2.4       Theoretical Framework
The theoretical framework guiding this study is Institutional Theory (IT).
            Institutional theory is defined as a way or thought or action of some prevalence or performance which is embedded in the habits of a group or the customs of a people Burns x Scapens (2006). In the light of above definition, the researchers drew an understanding of accounting processes as being rule-based or based on how things should be done, and routine based highlighting how things are actually done. He further explained that, routinization involves the concept of the formulation of rules to mutually acceptable ways of compliance ending with routines.
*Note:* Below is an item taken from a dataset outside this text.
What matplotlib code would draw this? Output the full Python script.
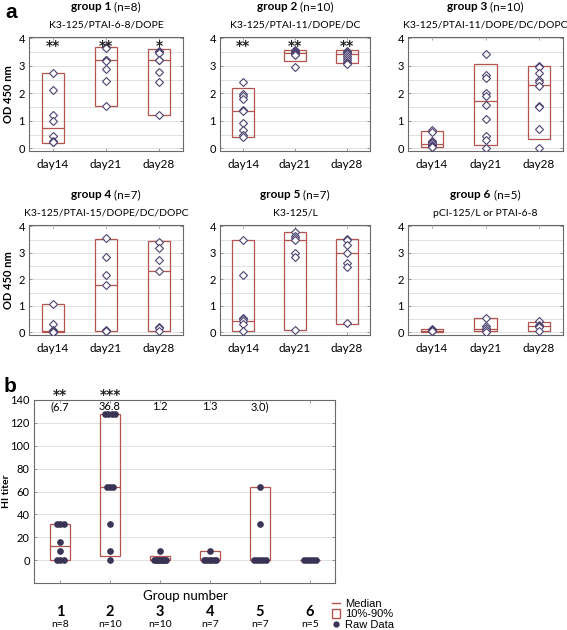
"""
plot.py
-------
OD 450 nm per group/day (panel a) and HI titer per group (panel b).
"""

import matplotlib
matplotlib.use("Agg")
import matplotlib.pyplot as plt
from matplotlib.lines import Line2D
from matplotlib.patches import Rectangle
import matplotlib.transforms as mtransforms

plt.rcParams["font.family"] = ["Lato", "DejaVu Sans"]

# ---------------------------------------------------------------- panel a data
days = ["day14", "day21", "day28"]
group_labels = ["group 1", "group 2", "group 3", "group 4", "group 5", "group 6"]
group_n = [8, 10, 10, 7, 7, 5]
group_subtitles = [
    "K3-125/PTAI-6-8/DOPE",
    "K3-125/PTAI-11/DOPE/DC",
    "K3-125/PTAI-11/DOPE/DC/DOPC",
    "K3-125/PTAI-15/DOPE/DC/DOPC",
    "K3-125/L",
    "pCI-125/L or PTAI-6-8",
]

od_day14 = [
    [2.74, 2.12, 1.22, 1.0, 0.43, 0.27, 0.24, 0.22],
    [2.4, 1.97, 1.92, 1.78, 1.38, 1.35, 0.92, 0.68, 0.47, 0.4],
    [0.65, 0.58, 0.25, 0.22, 0.18, 0.12, 0.1, 0.08, 0.06, 0.05],
    [1.06, 0.32, 0.08, 0.05, 0.03, 0.02, 0.02],
    [3.5, 2.18, 0.56, 0.5, 0.42, 0.3, 0.05],
    [0.12, 0.09, 0.07, 0.05, 0.04],
]
od_day21 = [
    [3.68, 3.64, 3.22, 3.2, 3.18, 2.9, 2.45, 1.55],
    [3.58, 3.55, 3.52, 3.5, 3.48, 3.47, 3.45, 3.42, 3.4, 2.95],
    [3.42, 2.67, 2.55, 2.0, 1.9, 1.57, 1.08, 0.45, 0.3, 0.0],
    [3.55, 2.85, 2.15, 1.8, 0.08, 0.05, 0.04],
    [3.78, 3.62, 3.55, 3.48, 3.0, 2.85, 0.1],
    [0.55, 0.25, 0.15, 0.08, 0.02],
]
od_day28 = [
    [3.55, 3.5, 3.48, 3.22, 3.2, 2.78, 2.4, 1.22],
    [3.55, 3.5, 3.45, 3.42, 3.35, 3.3, 3.22, 3.15, 3.1, 3.05],
    [3.0, 2.95, 2.75, 2.5, 2.4, 2.25, 1.52, 1.5, 0.7, 0.02],
    [3.42, 3.18, 2.72, 2.33, 0.22, 0.15, 0.05],
    [3.52, 3.48, 3.3, 3.0, 2.6, 2.45, 0.35],
    [0.42, 0.28, 0.25, 0.22, 0.05],
]
# 10%, 90% and median per group, in order day14, day21, day28
od_p10 = [
    [0.2, 1.55, 1.2],
    [0.42, 3.17, 3.12],
    [0.04, 0.13, 0.35],
    [0.03, 0.04, 0.05],
    [0.04, 0.08, 0.33],
    [0.03, 0.04, 0.05],
]
od_p90 = [
    [2.74, 3.7, 3.6],
    [2.2, 3.58, 3.56],
    [0.62, 3.05, 3.0],
    [1.06, 3.54, 3.44],
    [3.5, 3.8, 3.52],
    [0.11, 0.54, 0.4],
]
od_median = [
    [0.72, 3.21, 3.21],
    [1.35, 3.47, 3.42],
    [0.15, 1.72, 2.3],
    [0.05, 1.8, 2.33],
    [0.43, 3.48, 3.0],
    [0.06, 0.12, 0.24],
]
od_stars = [
    ["**", "**", "*"],
    ["**", "**", "**"],
    ["", "", ""],
    ["", "", ""],
    ["", "", ""],
    ["", "", ""],
]

# ---------------------------------------------------------------- panel b data
hi_groups = [1, 2, 3, 4, 5, 6]
hi_n = [8, 10, 10, 7, 7, 5]
hi_raw = [
    [32, 32, 32, 16, 8, 0, 0, 0],
    [128, 128, 128, 128, 64, 64, 64, 32, 8, 0],
    [8, 0, 0, 0, 0, 0, 0, 0, 0, 0],
    [8, 0, 0, 0, 0, 0, 0],
    [64, 32, 0, 0, 0, 0, 0],
    [0, 0, 0, 0, 0],
]
hi_p10 = [0, 4, 0, 0, 0, 0]
hi_p90 = [32, 128, 4, 8, 64, 0]
hi_median = [12, 64, 0, 0, 0, 0]
hi_means = ["(6.7", "36.8", "1.2", "1.3", "3.0)"]
hi_stars = ["**", "***", "", "", "", ""]

BOX_COLOR = "#b5534f"
POINT_COLOR = "#3b3356"
DIAMOND_EDGE = "#4d4270"
GRID_COLOR = "#dcdcdc"
SPINE_COLOR = "#6a6a6a"
STAR_COLOR = "#222222"


def spread(values, step, max_width):
    """Horizontal offsets so that equal values sit side by side."""
    offsets = []
    seen = {}
    counts = {v: values.count(v) for v in values}
    for v in values:
        m = counts[v]
        k = seen.get(v, 0)
        seen[v] = k + 1
        s = step if m < 2 else min(step, max_width / (m - 1))
        offsets.append((k - (m - 1) / 2) * s)
    return offsets


def style_axes(ax):
    for sp in ax.spines.values():
        sp.set_color(SPINE_COLOR)
        sp.set_linewidth(0.8)
    ax.tick_params(axis="both", direction="in", length=2, width=0.6,
                   color="#888888", labelsize=8, pad=3, top=True, right=True)
    ax.set_axisbelow(True)


fig = plt.figure(figsize=(5.67, 6.3), dpi=100)

W, H = 567.0, 630.0
col_x = [(29, 154), (220, 150), (408, 155)]
row_y = [(37, 151), (225, 335)]

renderer = fig.canvas.get_renderer()

for g in range(6):
    r, c = divmod(g, 3)
    x0, w = col_x[c]
    top, bot = row_y[r]
    ax = fig.add_axes([x0 / W, 1 - bot / H, w / W, (bot - top) / H])
    style_axes(ax)
    ax.set_xlim(0.55, 3.45)
    ax.set_ylim(-0.1, 4.05)
    ax.set_yticks([0, 1, 2, 3, 4])
    ax.set_yticks([0.5, 1.5, 2.5, 3.5], minor=True)
    ax.tick_params(which="minor", length=0)
    ax.grid(True, which="both", axis="y", color=GRID_COLOR, lw=0.6)
    ax.set_xticks([1, 2, 3])
    ax.set_xticklabels(days, fontsize=8.5)
    ax.tick_params(axis="x", pad=6)

    day_values = [od_day14[g], od_day21[g], od_day28[g]]
    for d in range(3):
        xpos = d + 1
        ax.bar(xpos, od_p90[g][d] - od_p10[g][d], bottom=od_p10[g][d],
               width=0.42, fill=False, edgecolor=BOX_COLOR, lw=0.9, zorder=2)
        ax.hlines(od_median[g][d], xpos - 0.21, xpos + 0.21,
                  color=BOX_COLOR, lw=0.9, zorder=2)
        vals = day_values[d]
        ax.plot([xpos] * len(vals), vals, ls="none", marker="D", ms=3.8,
                mfc="white", mec=DIAMOND_EDGE, mew=0.8, zorder=3)
        if od_stars[g][d]:
            ax.text(xpos, 3.74, od_stars[g][d], ha="center", va="center",
                    fontsize=10, fontweight="bold", family="DejaVu Sans",
                    color=STAR_COLOR)

    if c == 0:
        ax.set_ylabel("OD 450 nm", fontsize=8, fontweight="bold")
        ax.yaxis.set_label_coords(-0.095, 0.5)

    # titles: bold group label + normal (n=..), centred over the axes
    cx = (x0 + w / 2) / W
    ty = 1 - (top - 30) / H
    t1 = fig.text(0, ty, group_labels[g], fontsize=8.5, fontweight="bold",
                  ha="left", va="center")
    t2 = fig.text(0, ty, f" (n={group_n[g]})", fontsize=8.5,
                  ha="left", va="center")
    w1 = t1.get_window_extent(renderer).width / W
    w2 = t2.get_window_extent(renderer).width / W
    t1.set_x(cx - (w1 + w2) / 2)
    t2.set_x(cx - (w1 + w2) / 2 + w1)
    fig.text(cx, 1 - (top - 12) / H, group_subtitles[g], fontsize=7.5,
             ha="center", va="center")

fig.text(5 / W, 1 - 12 / H, "a", fontsize=15, fontweight="bold",
         family="Liberation Sans", ha="left", va="center")

# ---------------------------------------------------------------- panel b
axb = fig.add_axes([34 / W, 1 - 583 / H, 301 / W, 183 / H])
style_axes(axb)
axb.set_xlim(0.48, 6.5)
axb.set_ylim(-20, 140)
axb.set_yticks([0, 20, 40, 60, 80, 100, 120, 140])
axb.grid(True, axis="y", color=GRID_COLOR, lw=0.6)
axb.set_xticks(hi_groups)
axb.set_xticklabels([])
axb.set_ylabel("HI titer", fontsize=7.5, fontweight="bold")
axb.yaxis.set_label_coords(-0.075, 0.5)

for i, grp in enumerate(hi_groups):
    axb.bar(grp, hi_p90[i] - hi_p10[i], bottom=hi_p10[i], width=0.4,
            fill=False, edgecolor=BOX_COLOR, lw=0.9, zorder=2)
    axb.hlines(hi_median[i], grp - 0.2, grp + 0.2, color=BOX_COLOR,
               lw=0.9, zorder=2)
    offs = spread(hi_raw[i], 0.07, 0.24)
    axb.plot([grp + o for o in offs], hi_raw[i], ls="none", marker="o",
             ms=3.8, color=POINT_COLOR, zorder=3)
    if hi_stars[i]:
        axb.text(grp, 1.03, hi_stars[i], transform=axb.get_xaxis_transform(),
                 ha="center", va="center", fontsize=10, fontweight="bold",
                 family="DejaVu Sans", color=STAR_COLOR)
    if i < len(hi_means):
        axb.text(grp, 0.962, hi_means[i], transform=axb.get_xaxis_transform(),
                 ha="center", va="center", fontsize=8)

trans = mtransforms.blended_transform_factory(axb.transData, axb.transAxes)
axb.text(3.5, -0.07, "Group number", transform=trans, ha="center",
         va="center", fontsize=9.5)
for i, grp in enumerate(hi_groups):
    axb.text(grp, -0.16, str(grp), transform=trans, ha="center",
             va="center", fontsize=10.5, fontweight="bold")
    axb.text(grp, -0.228, f"n={hi_n[i]}", transform=trans, ha="center",
             va="center", fontsize=7.5)

fig.text(4 / W, 1 - 386 / H, "b", fontsize=15, fontweight="bold",
         family="Liberation Sans", ha="left", va="center")

handles = [
    Line2D([], [], color=BOX_COLOR, lw=1.0),
    Rectangle((0, 0), 1, 1, fill=False, edgecolor=BOX_COLOR, lw=1.0),
    Line2D([], [], ls="none", marker="o", ms=3.5, color=POINT_COLOR),
]
fig.legend(handles, ["Median", "10%-90%", "Raw Data"],
           loc="upper left", bbox_to_anchor=(326 / W, 1 - 593 / H),
           frameon=False, handlelength=0.8, handleheight=0.8,
           handletextpad=0.4, labelspacing=0.05, borderpad=0,
           prop={"family": "Liberation Sans", "size": 8})

fig.savefig("out.png", dpi=100)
            However, despite the fact that IFRS changes are principle based, set of accounting standards, their implementation into the working process of a company can be argued to be subject to a process of institutionalization. This implies that institutional theory is used as a means of describing the processes/phases which countries must follow, in order to fully adopt IFRS as a global reporting standard. The existing routines and institutions shape the selection and implementation process of the new IFRS standard change Tiina Tamena p99 (2011).

2.5       Link Between IFRS and Corporate Governance
            Watt (1986) observed that the adoption of IFRS may have some direct impact on corporate sector. He maintained that agency shareholders can be substantially reduced through implementation of IFRS as increased transparency cause managers to act more in the interest of the shareholder.
            In the light of the above, it can be established that there is a nexus between IFRS and corporate governance in Nigerian Financial sector. Both IFRS and Corporate governance code provide-transparent information that not only inspire the confidence of investors but also enables shareholders to judge whether or not their interests are served.